Most hire businesses include a damage liability clause in their hire agreement, and some offer a damage waiver option at a fixed additional percentage of the hire value. A damage waiver covers the customer against accidental damage up to a stated threshold, in exchange for a fee that the hire company receives regardless of whether any damage occurs. For high-volume event hire, waivers smooth the recovery process: instead of disputing individual incidents, the waiver fee is built into the pricing model.

When damage falls outside any waiver, or where no waiver was taken, the recovery process should be consistent. A damage report is raised against the hire job, quantifying the repair or replacement cost with a supplier quote or internal assessment. That report is sent to the customer with the documentation that supports it - the photographs, the before and after condition notes. A clear payment deadline is set. If the customer disputes the charge, the documentation is what resolves it.
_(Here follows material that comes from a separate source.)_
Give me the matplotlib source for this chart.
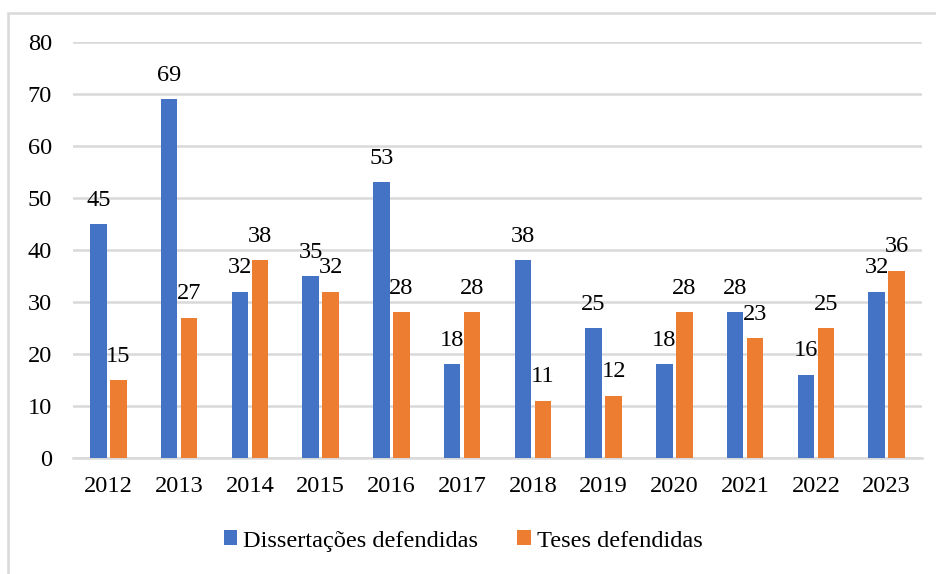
import matplotlib.pyplot as plt
import numpy as np
from matplotlib.patches import Rectangle

plt.rcParams['font.family'] = ['Liberation Serif', 'DejaVu Serif']

years = ['2012', '2013', '2014', '2015', '2016', '2017',
         '2018', '2019', '2020', '2021', '2022', '2023']
dissertacoes = [45, 69, 32, 35, 53, 18, 38, 25, 18, 28, 16, 32]
teses = [15, 27, 38, 32, 28, 28, 11, 12, 28, 23, 25, 36]
series_names = ['Dissertações defendidas', 'Teses defendidas']

blue = '#4472C4'
orange = '#ED7D31'
grid_col = '#D9D9D9'
fs = 17.6

W, H = 936, 574
fig = plt.figure(figsize=(W / 100, H / 100), dpi=100)

# outer chart border (cut off at right and bottom like the screenshot)
fig.patches.append(Rectangle((8 / W, -0.1), 1.2, 1 - 13 / H + 0.1,
                             transform=fig.transFigure, fill=False,
                             edgecolor=grid_col, linewidth=1.8))

ax = fig.add_axes([73 / W, 1 - 458 / H, (922 - 73) / W, (458 - 42) / H])

x = np.arange(len(years))
bw = 0.235
off = 0.142
b1 = ax.bar(x - off, dissertacoes, bw, color=blue, label=series_names[0], zorder=3)
b2 = ax.bar(x + off, teses, bw, color=orange, label=series_names[1], zorder=3)

for bars in (b1, b2):
    for r in bars:
        ax.annotate(f'{int(r.get_height())}',
                    (r.get_x() + r.get_width() / 2, r.get_height()),
                    xytext=(0, 13.2), textcoords='offset points',
                    ha='center', va='baseline', fontsize=fs, color='black')

ax.set_xlim(-0.5, len(years) - 0.5)
ax.set_ylim(0, 80)
ax.set_yticks(range(0, 81, 10))
ax.set_xticks(x)
ax.set_xticklabels(years)
ax.tick_params(axis='both', length=0, labelsize=fs, colors='black')
ax.tick_params(axis='y', pad=15)
ax.tick_params(axis='x', pad=13)
ax.yaxis.grid(True, color=grid_col, linewidth=1.8, zorder=0)
ax.set_axisbelow(True)
for s in ['top', 'right', 'left']:
    ax.spines[s].set_visible(False)
ax.spines['bottom'].set_color(grid_col)
ax.spines['bottom'].set_linewidth(1.8)

fig.legend(handles=[b1, b2], loc='center', bbox_to_anchor=(463 / W, 1 - 541 / H),
           ncol=2, frameon=False, fontsize=fs, handlelength=0.55,
           handleheight=0.55, handletextpad=0.25, columnspacing=1.6)

fig.savefig('out.png', dpi=100)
For items where the repair cost exceeds 60-70% of replacement value, most hire businesses replace rather than repair. Documenting this decision with a supplier quote for repair alongside a replacement cost comparison protects against customer claims that a repair would have been cheaper.

Managing Prep, Maintenance, and Damage Through a Single Job Record

The operational weakness in most AV hire businesses is fragmentation: prep is managed on a paper sheet, PAT records are kept in a separate spreadsheet, damage notes are written in an email and filed nowhere accessible, and the asset condition history is stored in someone's memory. When a dispute arises six weeks after a hire, retrieving the relevant information means hunting across three systems and hoping the right person still works there.

Keeping prep, maintenance, and damage records linked to the individual hire job - rather than stored separately - closes that gap. When a job is raised in Zigaflow, the equipment list on that job becomes the dispatch manifest. Post-event, the same job record captures check-in notes, any damage logged, and the asset status update. Service records and PAT test dates sit against the asset, not in a separate file, so a search for the asset history shows every job it has been on and every damage note raised against it.

For hire businesses running 50 or more jobs a month, that connected record is what makes a damage conversation resolvable in minutes rather than days. It is also what gives a contracts manager a clear view of which items are accumulating repair costs faster than their hire revenue justifies - a signal to retire and replace before the item becomes a liability rather than an asset.

Tracking maintenance and damage through the job lifecycle also supports better pricing decisions. If a specific item category consistently generates damage recovery queries, that is information the rate card should reflect - either through a higher daily hire rate, a mandatory damage waiver, or a tightened condition standard before dispatch.

Running a Prep Room That Protects Hire Margin

The disciplines described in this resource - prep manifests, PAT records, check-in documentation, and damage recovery processes - are not complex individually. The difficulty is maintaining all of them consistently across a high volume of jobs, with different crew members running different events, under time pressure. The businesses that do it well have built the discipline into their job workflow, not left it to individual judgment each time.

Equipment value is the most significant asset on an AV hire company's balance sheet. Every item that degrades faster than its depreciation schedule, every damage cost that goes unrecovered, and every fault that appears on-site because maintenance was not tracked correctly represents a direct reduction in the value of that asset base. Prep room discipline is the operational layer that preserves it.